I leak constantly. I also have pain for a few seconds during each feeding (from both breasts) and from my nipples, but those go away after he starts to eat. I'm becoming very discouraged. I almost want to give up because I'm becoming more sore again and my breasts leak constantly (even dripping on my foot when I'm standing up!). He's fussy after each feeding, so I don't know when to stop.

Here are his stats:

  • Birthdate: 2/12/04
  • Not premature, born at 38 weeks 3 days due to low platelets via c-section
  • Not first child. I have another that was born in 98. I tried nursing my first, but stopped at 3 weeks because of pain and bad advice.
  • Birthweight: 9 pounds, 6 ounces (when we left the hospital he was at 8 pounds, 7 ounces)
  • Weight as of 3/8/04: 10 pounds, 9 ounces
  • No formula, however he was given two bottles at birth because of an ignorant hospital staff.
  • He nurses every 2-2 &fract12; hours all day, every 3 at night. He nurses for about an hour on both sides.
  • Recently he's been nursing constantly.
  • He poops 1-2 times a day (2-3 substantial ones), and he's got a wet diaper every time he eats -- sometimes they're soaking. Poop is darker yellow (like dried mustard), seedy and contains curds. Urine has no color.
  • No diaper rash, just really pink -- looks irritated.

He arches his back and pulls my nipple with him, which is very painful. He acts fussy sometimes right at the end of each breast so I always offer him the other breast.
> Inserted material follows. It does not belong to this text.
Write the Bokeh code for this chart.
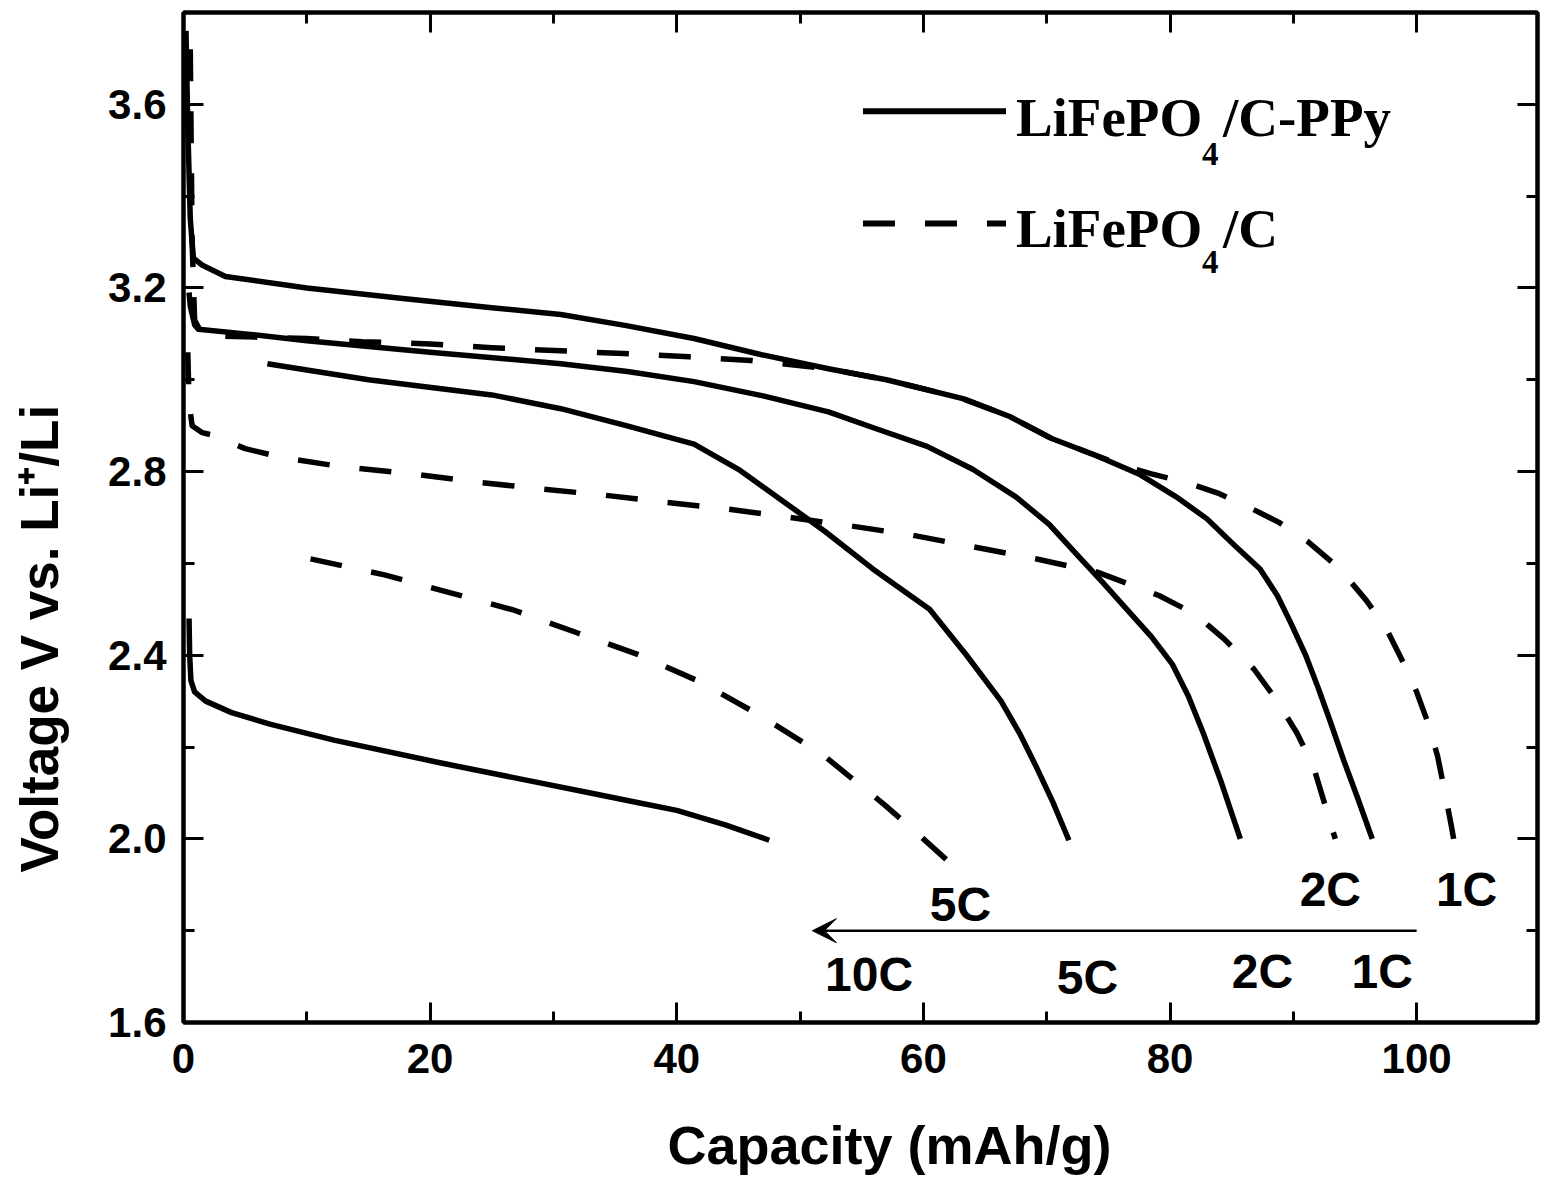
from bokeh.plotting import figure
from bokeh.models import (Range1d, LinearAxis, FixedTicker, Label, Arrow, VeeHead,
                          PrintfTickFormatter, Title)
from bokeh.embed import file_html
from bokeh.resources import INLINE

# ---------------- data ----------------
# LiFePO4/C-PPy (solid lines)
ppy_1c_cap = [0.2, 0.35, 0.55, 0.8, 1.5, 3.4, 10, 17.8, 25, 30.6, 35.9, 41.4, 46.8, 52.3, 57, 63.2,
              67, 70.4, 74, 77.6, 80.5, 83, 85.2, 87.3, 88.7, 89.8, 91, 92, 93, 94.1, 95.2, 96.4]
ppy_1c_v = [3.76, 3.55, 3.35, 3.265, 3.25, 3.225, 3.2, 3.177, 3.157, 3.142, 3.118, 3.09, 3.055, 3.024,
            3.0, 2.959, 2.92, 2.872, 2.835, 2.793, 2.745, 2.697, 2.64, 2.588, 2.53, 2.47, 2.40, 2.33,
            2.255, 2.17, 2.09, 2.0]

ppy_2c_cap = [0.45, 0.55, 0.9, 1.2, 5, 10, 20, 30.6, 36, 41.4, 47, 52.3, 56, 60.3, 64, 67.5, 70.2,
              72.6, 74.5, 76.5, 78.5, 80.2, 81.5, 82.7, 84.2, 85.7]
ppy_2c_v = [3.19, 3.16, 3.12, 3.11, 3.10, 3.085, 3.06, 3.035, 3.018, 2.996, 2.965, 2.93, 2.895, 2.855,
            2.805, 2.745, 2.685, 2.615, 2.56, 2.50, 2.44, 2.38, 2.31, 2.23, 2.12, 2.0]

ppy_5c_cap = [6.8, 15, 25, 30.6, 35.9, 41.4, 45, 48.7, 52, 55.9, 60.5, 63.5, 66.3, 67.8, 69.1, 70.5, 71.8]
ppy_5c_v = [3.035, 3.0, 2.967, 2.937, 2.90, 2.86, 2.805, 2.734, 2.67, 2.588, 2.50, 2.40, 2.30, 2.23,
            2.16, 2.08, 1.997]

ppy_10c_cap = [0.45, 0.5, 0.6, 0.9, 1.8, 3.9, 7, 12.2, 20.4, 28.7, 33, 37, 40, 44, 47.5]
ppy_10c_v = [2.48, 2.40, 2.345, 2.32, 2.30, 2.275, 2.25, 2.215, 2.168, 2.123, 2.10, 2.078, 2.062,
             2.03, 1.997]

# LiFePO4/C (dashed lines)
c_1c_cap = [0.55, 0.7, 0.9, 1.5, 3, 10, 14.5, 20, 25, 30.6, 35.7, 41, 46, 48.5, 52.3, 57, 63.2, 67,
            70.4, 74, 76.5, 78.5, 81.5, 84, 86.2, 88.8, 91.2, 93.7, 95.9, 97.5, 98.8, 100, 100.9,
            101.7, 102.3, 102.8, 103]
c_1c_v = [3.72, 3.3, 3.13, 3.10, 3.095, 3.09, 3.083, 3.078, 3.07, 3.063, 3.057, 3.05, 3.042, 3.035,
          3.024, 3.0, 2.959, 2.92, 2.872, 2.835, 2.81, 2.795, 2.775, 2.752, 2.725, 2.69, 2.647, 2.59,
          2.52, 2.46, 2.39, 2.32, 2.254, 2.18, 2.10, 2.03, 2.0]

c_2c_cap = [0.35, 0.45, 0.7, 1.5, 2.3, 5, 8.1, 13, 18.6, 23.5, 28.7, 34, 38.8, 43.9, 49, 54, 59, 64.1,
            69.1, 74.1, 79.1, 82, 84.4, 86.8, 88.7, 90.3, 91.6, 93.4]
c_2c_v = [3.06, 2.95, 2.90, 2.885, 2.88, 2.85, 2.83, 2.81, 2.795, 2.778, 2.763, 2.749, 2.734, 2.719,
          2.701, 2.682, 2.662, 2.636, 2.61, 2.581, 2.53, 2.49, 2.435, 2.37, 2.30, 2.23, 2.16, 2.0]

c_5c_cap = [10.3, 16.3, 21.5, 26.7, 31.8, 37, 41.9, 47, 51.9, 56.9, 60, 63.3]
c_5c_v = [2.61, 2.575, 2.537, 2.499, 2.45, 2.40, 2.342, 2.265, 2.182, 2.073, 2.0, 1.92]

x_ticks = [0, 20, 40, 60, 80, 100]
y_ticks = [1.6, 2.0, 2.4, 2.8, 3.2, 3.6]

x_title = "Capacity (mAh/g)"
y_title = "Voltage V vs. Li\u207a/Li"
legend_names = [("LiFePO", "4", "/C-PPy"), ("LiFePO", "4", "/C")]
rate_labels_c = ["5C", "2C", "1C"]           # LiFePO4/C, above the arrow
rate_labels_ppy = ["10C", "5C", "2C", "1C"]  # LiFePO4/C-PPy, below the arrow

# ---------------- figure ----------------
p = figure(width=1543, height=1191, output_backend="svg", toolbar_location=None,
           x_range=Range1d(0, 109.8), y_range=Range1d(1.6, 3.8),
           min_border_left=183, min_border_right=6, min_border_top=12, min_border_bottom=169)
p.background_fill_color = "white"
p.border_fill_color = "white"
p.grid.visible = False
p.outline_line_color = "black"
p.outline_line_width = 4

LW = 5.5
DASH = "32 30"
for xs, ys in [(ppy_1c_cap, ppy_1c_v), (ppy_2c_cap, ppy_2c_v), (ppy_5c_cap, ppy_5c_v), (ppy_10c_cap, ppy_10c_v)]:
    p.line(xs, ys, line_color="black", line_width=LW, line_join="round")
for xs, ys in [(c_1c_cap, c_1c_v), (c_2c_cap, c_2c_v), (c_5c_cap, c_5c_v)]:
    p.line(xs, ys, line_color="black", line_width=LW, line_dash=DASH, line_join="round")


def style_axis(ax, show_labels):
    ax.axis_line_width = 4
    ax.axis_line_color = "black"
    ax.major_tick_in = 20
    ax.major_tick_out = 0
    ax.minor_tick_in = 11
    ax.minor_tick_out = 0
    ax.major_tick_line_width = 3
    ax.minor_tick_line_width = 3
    ax.major_label_text_font = "Liberation Sans"
    ax.major_label_text_font_style = "bold"
    if show_labels:
        ax.major_label_text_font_size = "42px"
        ax.major_label_text_color = "black"
    else:
        ax.major_label_text_font_size = "2px"
        ax.major_label_text_color = None
        ax.major_label_standoff = 0


def spacer_axis(ticker, gap):
    # invisible axis: only its (hidden) outer tick length reserves room before the title
    ax = LinearAxis(ticker=ticker)
    ax.axis_line_color = None
    ax.major_tick_line_color = None
    ax.minor_tick_line_color = None
    ax.major_tick_in = 0
    ax.major_tick_out = gap
    ax.minor_tick_in = 0
    ax.minor_tick_out = 0
    ax.major_label_text_font_size = "2px"
    ax.major_label_text_color = None
    ax.major_label_standoff = 0
    return ax


xt = FixedTicker(ticks=x_ticks, minor_ticks=list(range(0, 111, 10)))
yt = FixedTicker(ticks=y_ticks, minor_ticks=[round(1.6 + 0.2 * i, 1) for i in range(12)])

p.xaxis.ticker = xt
p.yaxis.ticker = yt
p.yaxis.formatter = PrintfTickFormatter(format="%.1f")
style_axis(p.xaxis[0], True)
style_axis(p.yaxis[0], True)
p.xaxis.major_label_standoff = 21
p.yaxis.major_label_standoff = 17

top = LinearAxis(ticker=xt)
right = LinearAxis(ticker=yt)
style_axis(top, False)
style_axis(right, False)
p.add_layout(top, "above")
p.add_layout(right, "right")

# ---------------- axis titles (placed off-centre like the reference) ----------------
p.add_layout(spacer_axis(xt, 37), "below")
p.add_layout(spacer_axis(yt, 37), "left")
p.add_layout(Title(text=x_title, align="left", offset=484, standoff=0,
                   text_font="Liberation Sans", text_font_style="bold", text_font_size="54px",
                   text_color="black"), "below")
p.add_layout(Title(text=y_title, align="left", offset=150, standoff=0,
                   text_font="Liberation Sans", text_font_style="bold", text_font_size="53px",
                   text_color="black"), "left")

# ---------------- legend (custom, with subscripts) ----------------
leg_y_line = [3.5847, 3.3405]
leg_y_text = [3.5716, 3.3296]
leg_y_sub = [3.491, 3.2576]
p.line([55.1, 66.7], [leg_y_line[0]] * 2, line_color="black", line_width=6)
p.line([55.1, 66.7], [leg_y_line[1]] * 2, line_color="black", line_width=6, line_dash=DASH)
for i, (a, sub, b) in enumerate(legend_names):
    p.add_layout(Label(x=67.5, y=leg_y_text[i], text=a, text_font="Liberation Serif",
                       text_font_style="bold", text_font_size="55px", text_color="black",
                       text_baseline="middle"))
    p.add_layout(Label(x=82.6, y=leg_y_sub[i], text=sub, text_font="Liberation Serif",
                       text_font_style="bold", text_font_size="33px", text_color="black",
                       text_baseline="middle"))
    p.add_layout(Label(x=84.3, y=leg_y_text[i], text=b, text_font="Liberation Serif",
                       text_font_style="bold", text_font_size="55px", text_color="black",
                       text_baseline="middle"))

# ---------------- rate arrow and labels ----------------
p.add_layout(Arrow(end=VeeHead(size=24, fill_color="black", line_color="black", line_width=1),
                   x_start=100, y_start=1.8, x_end=51, y_end=1.8,
                   line_color="black", line_width=2.5))

pos_c = [(63.0, 1.857), (93.0, 1.890), (104.05, 1.890)]
pos_ppy = [(55.6, 1.705), (73.3, 1.697), (87.5, 1.712), (97.2, 1.712)]
for t, (x, y) in zip(rate_labels_c + rate_labels_ppy, pos_c + pos_ppy):
    p.add_layout(Label(x=x, y=y, text=t, text_font="Liberation Sans", text_font_style="bold",
                       text_font_size="48px", text_color="black", text_align="center",
                       text_baseline="middle"))

open("out.html", "w").write(file_html(p, INLINE))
Recently, though, he's been crying while on (usually) the second breast. I can hear him swallowing, sometimes gulping. He's very gassy, and he does spit up often too. I burp him every time he comes off the breast, and usually, can produce one each time. Thank you!

Marki

ANSWER

Hi Marki,

It does sound like you have an oversupply problem based on what you are describing. In fact, it's a textbook description. This is a very frustrating situation for both you and your baby, but the good news is that it is something that should resolve itself over time. Generally, oversupply problems are improving by 6 weeks, and should be pretty much under control by 3 months.

In the meantime, I would refer you back to the article for more advice on how to encourage your milk supply to "settle down" to the point where you are making enough milk for your baby, but not too much. Offering one breast at a feeding is usually the first step in this process. If he fusses after he has been on the breast for less than 15 minutes, try putting him back on the same breast again if it has been less than 2 hours since the last feeding.I would really be surprised if he is still hungry after emptying one breast, although he may be fussy and just want to suck. You could also try offering him a pacifier if he still seems antsy after finishing one breast. Sometimes babies just want to suck for comfort after their tummies are full, and they get angry when you offer them the breast, but will settle right down with a pacifier.

The leaking should also lessen with time, with most nursing moms noticing a marked decrease after the first six weeks of breastfeeding. There are exceptions to every rule, however, and if your milk continues to leak to the point where it is a real inconvenience, you might want to try BLIS (Breastmilk Leakage Inhibitor System). It's not very expensive, and works great for many moms who experience long term problems with leaking. There is information about BLIS on my website if you want to find out more about it.

Try to hang in there! I work with so many moms who are struggling to produce enough milk for their babies that it seems like such a shame for a mother to wean because she has too much milk, especially since the problem will lessen over time if you can just make it a while longer.